Well, if we are unwilling to deny the flesh, it is probably because we are still holding onto something we ought to let go of - that is, the main stumbling block to our obedience is a deadness within that rises out of some idol in our life. We are spiritually numbed by its grip on us. We need to let it go. That all happens in step one - and coming to the place where we see and let go of all that would own us besides Christ our Lord, is the meat and potatoes of Christian growth.

The man who begins with a fallow field, plows it and makes it ready, but even then he must maintain it, lest it grow fallow again. So also this is not a one time work, but we must always weed our garden, as it were.

What I want you to take away from this post is the certainty that your war against sin will not be fruitless, if indeed you make war against sin. If however you neglect to make war, the fallow faith that follows will dry you up spiritually. The imagery of idols, or fallow fields, or what have you - all picture your life being filled with things other than God - things that by their presence, displace what God could (and ought to) be in your life. If you do not make war against these things, you will suffer loss for it, both in the quality of this life, and again, in the missed rewards in the next.
posted by Daniel @ 10:53 AM  
5 Comments:
  • At 10:58 AM, June 23, 2010, Blogger Daniel said…

    "Today, briefly..."

    Well, Okay, semi-briefly.

     
  • At 12:36 PM, June 23, 2010, Blogger David said…

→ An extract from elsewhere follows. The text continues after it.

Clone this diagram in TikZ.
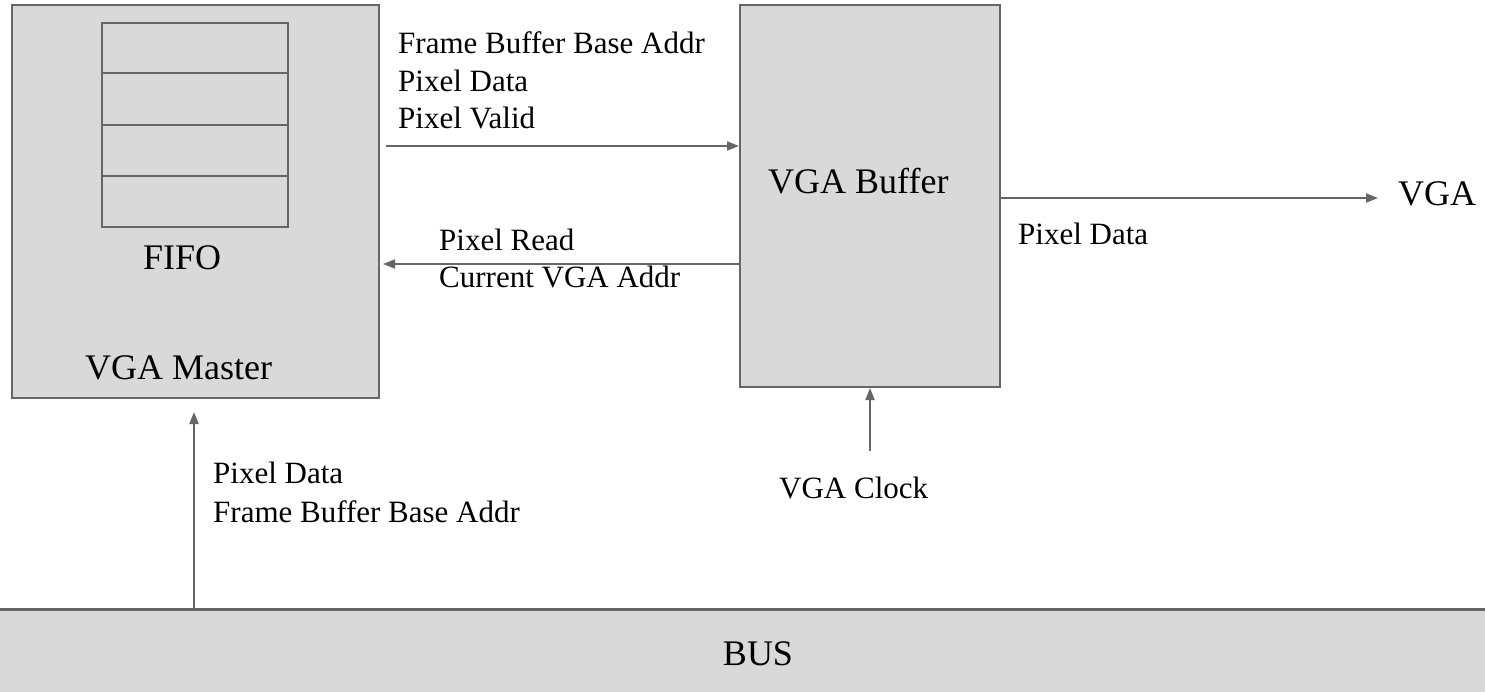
\documentclass[tikz,border=0pt]{standalone}
\usepackage{fontspec}
\setmainfont{Liberation Serif}
\usetikzlibrary{arrows.meta,calc}
\definecolor{edgegray}{RGB}{102,102,102}
\definecolor{boxfill}{RGB}{217,217,217}
\tikzset{
  blockbox/.style={draw=edgegray, fill=boxfill, line width=2pt, inner sep=0pt},
  fifobox/.style={draw=edgegray, line width=2pt, inner sep=0pt},
  bigtext/.style={inner sep=0pt, anchor=base west, font=\fontsize{36}{43}\selectfont},
  smalltext/.style={inner sep=0pt, anchor=base west, font=\fontsize{31}{37.5}\selectfont},
  sigarrow/.style={draw=edgegray, line width=1.8pt, -{Triangle[length=12pt,width=9pt]}},
}
\begin{document}
\begin{tikzpicture}[x=1pt,y=-1pt]
\useasboundingbox (0,0) rectangle (1485,692);

% blocks
\node[blockbox, minimum width=367pt, minimum height=393pt] (master) at (195.5,201.5) {};
\node[fifobox, minimum width=186pt, minimum height=204pt] (fifo) at (195,125) {};
\foreach \f in {0.25,0.5,0.75}
  \draw[edgegray, line width=2pt] ($(fifo.north west)!\f!(fifo.south west)$) -- ($(fifo.north east)!\f!(fifo.south east)$);
\node[bigtext] (fifolbl) at (143,270) {FIFO};
\node[bigtext] (masterlbl) at (85,379) {VGA Master};

\node[blockbox, minimum width=260pt, minimum height=382pt] (buffer) at (870,196) {};
\node[bigtext] (bufferlbl) at (768,194) {VGA Buffer};

\node[bigtext] (vga) at (1398,206) {VGA};

% bus
\node[fill=boxfill, inner sep=0pt, minimum width=1540pt, minimum height=100pt, anchor=north] (bus) at (758,609) {};
\draw[edgegray, line width=3pt] (bus.north west) -- (bus.north east);
\node[bigtext, anchor=base] (buslbl) at (758,665) {BUS};

% levels
\coordinate (yone) at (0,146);
\coordinate (ytwo) at (0,264);
\coordinate (ythree) at (0,198);
\coordinate (clk) at (870,451);

% connectors
\draw[sigarrow, shorten <=6pt] (master.east |- yone) -- (buffer.west |- yone);
\draw[sigarrow, shorten >=3pt] (buffer.west |- ytwo) -- (master.east |- ytwo);
\draw[sigarrow, shorten >=20pt] (buffer.east |- ythree) -- (vga.west |- ythree);
\draw[sigarrow] (clk) -- (buffer.south);
\draw[sigarrow, shorten >=13pt] ($(master.south |- bus.north)+(-1.5,0)$) -- ($(master.south)+(-1.5,0)$);

% labels
\node[smalltext] (t1) at (398,54) {Frame Buffer Base Addr};
\node[smalltext] (t2) at (398,92) {Pixel Data};
\node[smalltext] (t3) at (398,129) {Pixel Valid};
\node[smalltext] (r1) at (439,251) {Pixel Read};
\node[smalltext] (r2) at (439,288) {Current VGA Addr};
\node[smalltext] (o1) at (1018,245) {Pixel Data};
\node[smalltext] (b1) at (213,483) {Pixel Data};
\node[smalltext] (b2) at (213,522) {Frame Buffer Base Addr};
\node[smalltext] (c1) at (779,498) {VGA Clock};
\end{tikzpicture}
\end{document}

    One man's briefs are another man's long johns.

    Bah-dum-tchsh.

     
  • At 1:30 PM, June 23, 2010, Blogger Daniel said…

    I couldn't think of anything clever to add to that.

     
  • At 3:56 PM, June 23, 2010, Blogger Jim said…

    Wow, this post totally resonates in my spirit. I think you have captured the essense of the daily christian walk very well...truly there is no neutral spot, we are either gaining ground or giving it up.

    There is no way to maintain a self denying, flesh crucifying life apart from the Spirit; for our own efforts fail very quickly.

     
  • At 10:19 AM, June 24, 2010, Blogger Daniel said…

    Jim, I am reminded of that old GI-Joe catch phrase: "Knowing is half the battle".